- [What you have to do]:
Search the entries for the word "Output" and pull out each line that has it.

━━ Data for processing ━━

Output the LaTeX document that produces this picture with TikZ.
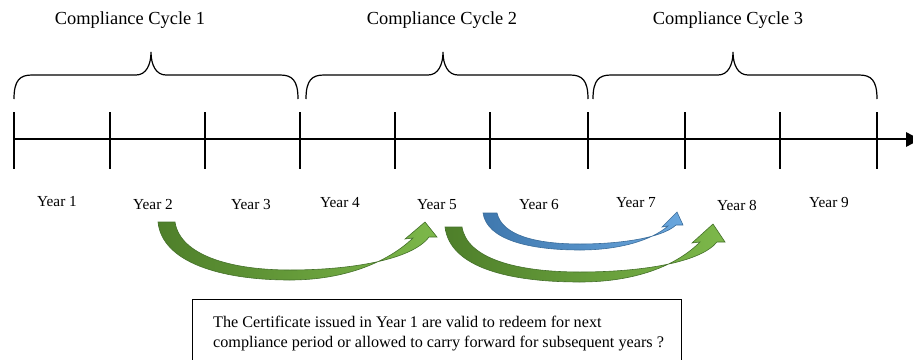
\documentclass[tikz,border=0pt]{standalone}
\usepackage{fontspec}
\setmainfont{Liberation Serif}
\definecolor{gdark}{HTML}{4E7F2A}
\definecolor{glight}{HTML}{7DB84A}
\definecolor{gedge}{HTML}{44702A}
\definecolor{bdark}{HTML}{3F78AE}
\definecolor{blight}{HTML}{6AA7DE}
\definecolor{bedge}{HTML}{3A6C9A}
\tikzset{
  axis/.style={line width=1.3pt, black},
  brace/.style={line width=1.2pt, black},
  cyclelbl/.style={font=\fontsize{18.4}{22}\selectfont, inner sep=0pt},
  yearlbl/.style={font=\fontsize{15.3}{18}\selectfont, inner sep=0pt},
  garrow/.style={left color=gdark, right color=glight, draw=gedge, line width=0.6pt},
  barrow/.style={left color=bdark, right color=blight, draw=bedge, line width=0.6pt},
  notebox/.style={draw=black, line width=1pt}
}
\newcommand{\drawbrace}[3]{% left, tip, right
  \draw[brace] (#1,99) .. controls (#1,80) and (#1+6,75) .. (#1+18,75)
    -- (#2-15,75) .. controls (#2-5,75) and (#2,65) .. (#2,52)
    .. controls (#2,65) and (#2+5,75) .. (#2+15,75)
    -- (#3-18,75) .. controls (#3-6,75) and (#3,80) .. (#3,99);}
\begin{document}
\begin{tikzpicture}[x=1pt,y=-1pt]
\useasboundingbox (0,0) rectangle (913,359);
\clip (0,0) rectangle (913,359);
% braces
\drawbrace{14}{151}{298}
\drawbrace{306}{443}{588}
\drawbrace{593}{733}{877}
% cycle labels
\node[cyclelbl] (c1) at (130,20) {Compliance Cycle 1};
\node[cyclelbl] (c2) at (442,20) {Compliance Cycle 2};
\node[cyclelbl] (c3) at (728,20) {Compliance Cycle 3};
% axis
\coordinate (a0) at (14,139);
\coordinate (aend) at (906,139);
\draw[axis] (a0) -- (aend);
\fill[black] (906,132) -- (920,139.5) -- (906,147) -- cycle;
\foreach \x in {14,110,205,300,395,490,588,685,780,877}{
  \draw[axis] (\x,112) -- (\x,169);
}
% year labels
\node[yearlbl] (y1) at (57,202) {Year 1};
\node[yearlbl] (y2) at (153,205) {Year 2};
\node[yearlbl] (y3) at (251,205) {Year 3};
\node[yearlbl] (y4) at (340,203) {Year 4};
\node[yearlbl] (y5) at (437,205) {Year 5};
\node[yearlbl] (y6) at (539,205) {Year 6};
\node[yearlbl] (y7) at (636,203) {Year 7};
\node[yearlbl] (y8) at (737,205) {Year 8};
\node[yearlbl] (y9) at (829,203) {Year 9};
% green arrow 1 (Year 2 -> Year 5)
\path[garrow] (158,222) .. controls (162,262) and (220,280) .. (290,280)
  .. controls (345,280) and (388,262) .. (413,238)
  -- (405,239) -- (425,222) -- (437,237) -- (429,237)
  .. controls (412,260) and (350,270) .. (290,270)
  .. controls (230,270) and (180,255) .. (175,222) -- cycle;
% green arrow 2 (Year 5 -> Year 8)
\path[garrow] (445,227) .. controls (450,268) and (510,282) .. (580,282)
  .. controls (635,282) and (676,266) .. (700,242)
  -- (692,243) -- (713,224) -- (725,242) -- (717,242)
  .. controls (700,263) and (640,272) .. (580,272)
  .. controls (515,272) and (467,258) .. (462,227) -- cycle;
% blue arrow (Year 6 -> Year 7)
\path[barrow] (483,213) .. controls (487,240) and (530,250) .. (580,250)
  .. controls (620,250) and (652,240) .. (668,226)
  -- (662,227) -- (677,212) -- (683,225) -- (676,225)
  .. controls (662,238) and (620,244) .. (580,244)
  .. controls (535,244) and (502,235) .. (497,213) -- cycle;
% note box
\draw[notebox] (192,299) rectangle (681,370);
\node[anchor=base west, align=left, inner sep=0pt,
  font=\fontsize{16.2}{20.5}\selectfont] (note) at (213,347.5)
  {The Certificate issued in Year 1 are valid to redeem for next\\
   compliance period or allowed to carry forward for subsequent years ?};
\end{tikzpicture}
\end{document}
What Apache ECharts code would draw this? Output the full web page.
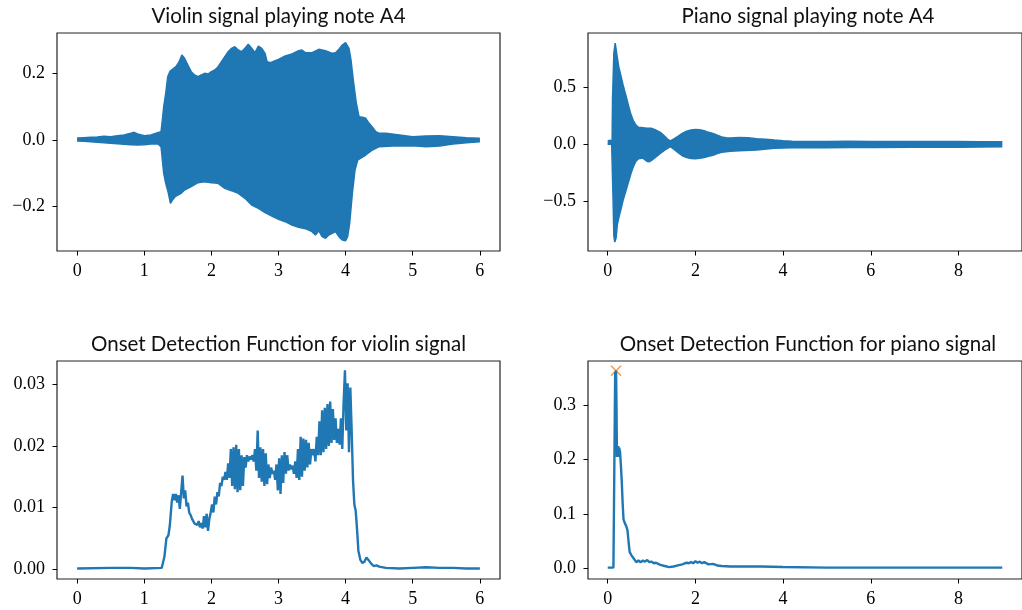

━━━

- [Exercise result]:
Output the LaTeX document that produces this picture with TikZ.
What Apache ECharts code would draw this? Output the full web page.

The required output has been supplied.